Of the lines listed below, return exactly those that run from the line containing "Reproduce this chart with pgfplots." through the line containing "(0,0) rectangle (800pt,-635pt);", both included.

▬▬▬

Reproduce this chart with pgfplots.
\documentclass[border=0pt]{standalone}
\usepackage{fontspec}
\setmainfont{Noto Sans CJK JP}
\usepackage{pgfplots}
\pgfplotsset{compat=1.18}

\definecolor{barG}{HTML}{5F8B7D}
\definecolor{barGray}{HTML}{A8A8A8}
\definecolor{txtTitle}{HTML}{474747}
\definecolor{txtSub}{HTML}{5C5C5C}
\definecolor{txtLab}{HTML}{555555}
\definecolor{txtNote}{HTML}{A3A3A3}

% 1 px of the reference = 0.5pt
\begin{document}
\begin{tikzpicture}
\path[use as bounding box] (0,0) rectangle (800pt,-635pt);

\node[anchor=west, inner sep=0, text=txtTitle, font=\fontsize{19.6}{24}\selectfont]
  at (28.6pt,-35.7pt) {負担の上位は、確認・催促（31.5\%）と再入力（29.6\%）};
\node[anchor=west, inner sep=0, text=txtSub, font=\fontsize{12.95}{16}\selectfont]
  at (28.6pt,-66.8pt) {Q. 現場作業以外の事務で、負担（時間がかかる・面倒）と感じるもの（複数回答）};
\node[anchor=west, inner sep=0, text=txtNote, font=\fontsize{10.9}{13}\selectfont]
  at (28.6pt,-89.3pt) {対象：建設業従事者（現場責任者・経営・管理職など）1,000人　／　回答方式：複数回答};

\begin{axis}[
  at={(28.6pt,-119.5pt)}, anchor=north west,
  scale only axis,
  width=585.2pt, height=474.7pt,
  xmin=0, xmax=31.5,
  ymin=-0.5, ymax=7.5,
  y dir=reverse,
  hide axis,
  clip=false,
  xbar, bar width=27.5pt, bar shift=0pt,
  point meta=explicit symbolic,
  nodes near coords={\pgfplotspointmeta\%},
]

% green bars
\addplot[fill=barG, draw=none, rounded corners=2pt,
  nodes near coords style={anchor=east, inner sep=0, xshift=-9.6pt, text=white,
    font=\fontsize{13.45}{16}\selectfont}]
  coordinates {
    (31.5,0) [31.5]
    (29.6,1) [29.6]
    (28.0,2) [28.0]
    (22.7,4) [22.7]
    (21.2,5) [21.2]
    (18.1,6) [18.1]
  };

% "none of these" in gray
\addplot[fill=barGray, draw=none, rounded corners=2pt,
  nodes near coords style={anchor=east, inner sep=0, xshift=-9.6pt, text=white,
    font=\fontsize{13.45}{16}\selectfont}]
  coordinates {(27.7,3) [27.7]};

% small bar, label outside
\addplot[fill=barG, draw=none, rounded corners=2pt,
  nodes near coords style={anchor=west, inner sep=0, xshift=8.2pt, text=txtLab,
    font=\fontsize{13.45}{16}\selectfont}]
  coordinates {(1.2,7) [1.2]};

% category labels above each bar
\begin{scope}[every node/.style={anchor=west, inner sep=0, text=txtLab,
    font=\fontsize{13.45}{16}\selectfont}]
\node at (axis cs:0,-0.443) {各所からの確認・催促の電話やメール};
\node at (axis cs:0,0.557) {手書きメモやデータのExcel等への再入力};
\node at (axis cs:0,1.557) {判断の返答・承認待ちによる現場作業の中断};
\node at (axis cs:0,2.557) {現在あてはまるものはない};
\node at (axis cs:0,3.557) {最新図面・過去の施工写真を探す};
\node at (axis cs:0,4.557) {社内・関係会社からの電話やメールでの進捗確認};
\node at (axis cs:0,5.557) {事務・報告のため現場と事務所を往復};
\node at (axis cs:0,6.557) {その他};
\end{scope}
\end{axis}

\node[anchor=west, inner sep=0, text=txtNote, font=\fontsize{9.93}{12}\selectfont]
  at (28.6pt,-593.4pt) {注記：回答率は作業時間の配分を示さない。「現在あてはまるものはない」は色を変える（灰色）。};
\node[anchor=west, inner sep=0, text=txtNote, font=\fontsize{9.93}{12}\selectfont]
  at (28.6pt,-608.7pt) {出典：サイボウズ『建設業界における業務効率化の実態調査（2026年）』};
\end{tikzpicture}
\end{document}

▬▬▬

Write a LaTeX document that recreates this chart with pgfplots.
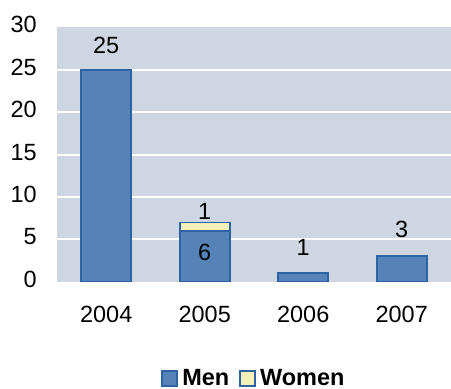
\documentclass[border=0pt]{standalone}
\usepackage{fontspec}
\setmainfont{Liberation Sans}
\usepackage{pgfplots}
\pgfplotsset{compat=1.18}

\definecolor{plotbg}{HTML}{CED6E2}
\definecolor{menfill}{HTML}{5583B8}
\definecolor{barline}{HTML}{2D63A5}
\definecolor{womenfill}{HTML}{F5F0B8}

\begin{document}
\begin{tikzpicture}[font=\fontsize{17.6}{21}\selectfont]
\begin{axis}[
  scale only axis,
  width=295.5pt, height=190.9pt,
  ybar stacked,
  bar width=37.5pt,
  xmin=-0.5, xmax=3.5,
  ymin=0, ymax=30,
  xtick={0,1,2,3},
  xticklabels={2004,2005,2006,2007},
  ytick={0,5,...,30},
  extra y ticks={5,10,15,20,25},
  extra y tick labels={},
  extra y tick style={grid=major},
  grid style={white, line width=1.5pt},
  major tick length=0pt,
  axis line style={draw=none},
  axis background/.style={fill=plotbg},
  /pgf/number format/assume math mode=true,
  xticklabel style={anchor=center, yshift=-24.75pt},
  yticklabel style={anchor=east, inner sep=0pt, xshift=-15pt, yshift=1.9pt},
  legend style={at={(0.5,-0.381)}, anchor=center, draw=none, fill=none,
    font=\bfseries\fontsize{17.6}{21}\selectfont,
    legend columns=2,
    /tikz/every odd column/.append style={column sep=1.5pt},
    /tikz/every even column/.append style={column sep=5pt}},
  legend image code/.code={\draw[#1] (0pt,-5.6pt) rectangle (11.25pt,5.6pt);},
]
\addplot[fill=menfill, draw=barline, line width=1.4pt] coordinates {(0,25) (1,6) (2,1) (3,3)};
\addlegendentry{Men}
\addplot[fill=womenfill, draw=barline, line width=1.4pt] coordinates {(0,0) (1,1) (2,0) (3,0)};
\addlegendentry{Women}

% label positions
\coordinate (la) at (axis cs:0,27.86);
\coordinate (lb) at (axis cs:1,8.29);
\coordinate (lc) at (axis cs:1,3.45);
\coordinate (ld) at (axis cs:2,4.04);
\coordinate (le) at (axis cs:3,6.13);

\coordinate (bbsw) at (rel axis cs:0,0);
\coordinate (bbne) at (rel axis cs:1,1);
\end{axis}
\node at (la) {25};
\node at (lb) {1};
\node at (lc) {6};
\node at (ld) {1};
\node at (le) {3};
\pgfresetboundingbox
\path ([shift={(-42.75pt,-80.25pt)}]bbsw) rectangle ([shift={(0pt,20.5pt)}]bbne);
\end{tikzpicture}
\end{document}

▬▬▬

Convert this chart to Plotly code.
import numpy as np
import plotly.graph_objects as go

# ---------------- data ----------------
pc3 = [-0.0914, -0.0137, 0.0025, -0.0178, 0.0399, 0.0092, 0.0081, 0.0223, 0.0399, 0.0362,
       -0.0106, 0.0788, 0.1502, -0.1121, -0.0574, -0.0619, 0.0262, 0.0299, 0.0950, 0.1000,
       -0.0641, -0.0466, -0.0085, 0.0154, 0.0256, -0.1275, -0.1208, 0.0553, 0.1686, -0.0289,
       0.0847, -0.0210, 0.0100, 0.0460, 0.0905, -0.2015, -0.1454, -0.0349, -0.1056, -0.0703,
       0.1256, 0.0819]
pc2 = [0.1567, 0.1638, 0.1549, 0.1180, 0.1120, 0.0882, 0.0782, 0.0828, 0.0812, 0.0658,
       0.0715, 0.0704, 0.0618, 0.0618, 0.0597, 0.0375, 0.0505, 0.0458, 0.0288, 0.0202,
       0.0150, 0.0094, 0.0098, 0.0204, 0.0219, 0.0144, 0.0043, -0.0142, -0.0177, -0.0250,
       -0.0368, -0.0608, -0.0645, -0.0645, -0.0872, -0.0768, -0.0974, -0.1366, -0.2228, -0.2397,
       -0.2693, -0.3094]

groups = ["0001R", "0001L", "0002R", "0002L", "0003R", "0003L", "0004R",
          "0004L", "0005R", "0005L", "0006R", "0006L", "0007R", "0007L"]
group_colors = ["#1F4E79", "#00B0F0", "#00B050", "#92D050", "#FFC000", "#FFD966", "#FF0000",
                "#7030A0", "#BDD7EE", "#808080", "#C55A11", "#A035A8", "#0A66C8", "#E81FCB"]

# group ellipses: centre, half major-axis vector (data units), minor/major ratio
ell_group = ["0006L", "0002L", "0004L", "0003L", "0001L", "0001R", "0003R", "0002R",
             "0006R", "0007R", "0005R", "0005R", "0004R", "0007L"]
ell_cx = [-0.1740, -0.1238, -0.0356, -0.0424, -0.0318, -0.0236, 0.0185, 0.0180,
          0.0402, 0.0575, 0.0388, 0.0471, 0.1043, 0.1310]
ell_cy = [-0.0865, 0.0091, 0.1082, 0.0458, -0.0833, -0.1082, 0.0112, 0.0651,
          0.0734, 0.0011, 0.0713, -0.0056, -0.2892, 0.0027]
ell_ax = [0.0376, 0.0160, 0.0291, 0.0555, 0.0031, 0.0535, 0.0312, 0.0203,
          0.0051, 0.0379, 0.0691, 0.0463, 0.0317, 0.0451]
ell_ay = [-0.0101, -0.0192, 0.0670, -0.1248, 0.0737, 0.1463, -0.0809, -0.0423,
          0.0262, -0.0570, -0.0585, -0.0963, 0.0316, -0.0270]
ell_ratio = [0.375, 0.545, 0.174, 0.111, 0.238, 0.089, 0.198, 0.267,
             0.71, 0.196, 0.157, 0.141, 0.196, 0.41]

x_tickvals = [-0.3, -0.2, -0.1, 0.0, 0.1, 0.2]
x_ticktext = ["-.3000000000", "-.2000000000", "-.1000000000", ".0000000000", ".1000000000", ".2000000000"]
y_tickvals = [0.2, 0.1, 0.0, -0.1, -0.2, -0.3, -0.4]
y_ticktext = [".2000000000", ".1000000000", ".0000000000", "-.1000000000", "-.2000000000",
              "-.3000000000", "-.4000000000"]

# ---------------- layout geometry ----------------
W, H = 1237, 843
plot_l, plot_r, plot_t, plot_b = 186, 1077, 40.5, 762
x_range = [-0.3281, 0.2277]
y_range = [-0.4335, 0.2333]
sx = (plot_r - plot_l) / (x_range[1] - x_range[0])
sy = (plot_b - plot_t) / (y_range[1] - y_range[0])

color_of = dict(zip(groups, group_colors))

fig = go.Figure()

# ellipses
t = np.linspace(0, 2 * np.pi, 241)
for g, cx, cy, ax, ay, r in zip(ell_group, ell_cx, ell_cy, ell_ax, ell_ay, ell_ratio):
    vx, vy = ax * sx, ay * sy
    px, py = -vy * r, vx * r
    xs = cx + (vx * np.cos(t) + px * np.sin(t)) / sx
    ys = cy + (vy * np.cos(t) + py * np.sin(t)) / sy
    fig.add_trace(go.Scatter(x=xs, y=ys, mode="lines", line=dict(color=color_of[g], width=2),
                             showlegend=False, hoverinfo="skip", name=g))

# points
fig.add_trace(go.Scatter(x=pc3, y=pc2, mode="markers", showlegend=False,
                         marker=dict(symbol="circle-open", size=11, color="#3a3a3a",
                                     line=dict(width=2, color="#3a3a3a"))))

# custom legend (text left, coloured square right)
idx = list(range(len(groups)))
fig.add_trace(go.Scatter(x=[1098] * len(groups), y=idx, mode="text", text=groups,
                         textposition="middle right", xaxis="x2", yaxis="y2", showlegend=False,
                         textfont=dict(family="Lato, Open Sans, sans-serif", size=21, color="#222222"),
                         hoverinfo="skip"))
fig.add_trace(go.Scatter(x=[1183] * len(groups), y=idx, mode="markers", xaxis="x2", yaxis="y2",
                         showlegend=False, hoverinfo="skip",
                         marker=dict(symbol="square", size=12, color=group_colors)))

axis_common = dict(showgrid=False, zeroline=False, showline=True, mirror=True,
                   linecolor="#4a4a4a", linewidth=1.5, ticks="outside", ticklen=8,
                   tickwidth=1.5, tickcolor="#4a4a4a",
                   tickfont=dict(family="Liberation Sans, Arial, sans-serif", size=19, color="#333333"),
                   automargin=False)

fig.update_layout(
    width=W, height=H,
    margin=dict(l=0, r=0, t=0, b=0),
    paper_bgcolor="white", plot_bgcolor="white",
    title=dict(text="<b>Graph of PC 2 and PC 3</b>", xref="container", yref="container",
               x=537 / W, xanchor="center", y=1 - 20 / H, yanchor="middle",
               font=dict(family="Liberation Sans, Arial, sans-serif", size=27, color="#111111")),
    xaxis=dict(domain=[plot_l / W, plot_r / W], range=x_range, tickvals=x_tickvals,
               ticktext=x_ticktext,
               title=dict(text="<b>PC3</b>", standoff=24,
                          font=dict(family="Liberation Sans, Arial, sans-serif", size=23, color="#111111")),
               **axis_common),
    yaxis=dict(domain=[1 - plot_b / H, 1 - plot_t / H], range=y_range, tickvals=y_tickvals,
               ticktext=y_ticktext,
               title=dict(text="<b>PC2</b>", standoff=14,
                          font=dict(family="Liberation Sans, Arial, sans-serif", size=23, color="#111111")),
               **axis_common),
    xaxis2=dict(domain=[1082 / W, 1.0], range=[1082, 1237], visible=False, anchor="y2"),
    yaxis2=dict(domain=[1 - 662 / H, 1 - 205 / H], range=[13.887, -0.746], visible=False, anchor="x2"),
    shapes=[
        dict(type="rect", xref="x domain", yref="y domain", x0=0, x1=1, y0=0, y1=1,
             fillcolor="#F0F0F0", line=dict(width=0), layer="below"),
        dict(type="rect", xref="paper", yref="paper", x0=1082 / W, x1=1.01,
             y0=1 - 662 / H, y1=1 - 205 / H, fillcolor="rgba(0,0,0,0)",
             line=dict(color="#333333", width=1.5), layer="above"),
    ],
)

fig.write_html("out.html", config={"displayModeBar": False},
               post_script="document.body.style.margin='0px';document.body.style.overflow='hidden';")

▬▬▬

- CORRECT RESPONSE:
Reproduce this chart with pgfplots.
\documentclass[border=0pt]{standalone}
\usepackage{fontspec}
\setmainfont{Noto Sans CJK JP}
\usepackage{pgfplots}
\pgfplotsset{compat=1.18}

\definecolor{barG}{HTML}{5F8B7D}
\definecolor{barGray}{HTML}{A8A8A8}
\definecolor{txtTitle}{HTML}{474747}
\definecolor{txtSub}{HTML}{5C5C5C}
\definecolor{txtLab}{HTML}{555555}
\definecolor{txtNote}{HTML}{A3A3A3}

% 1 px of the reference = 0.5pt
\begin{document}
\begin{tikzpicture}
\path[use as bounding box] (0,0) rectangle (800pt,-635pt);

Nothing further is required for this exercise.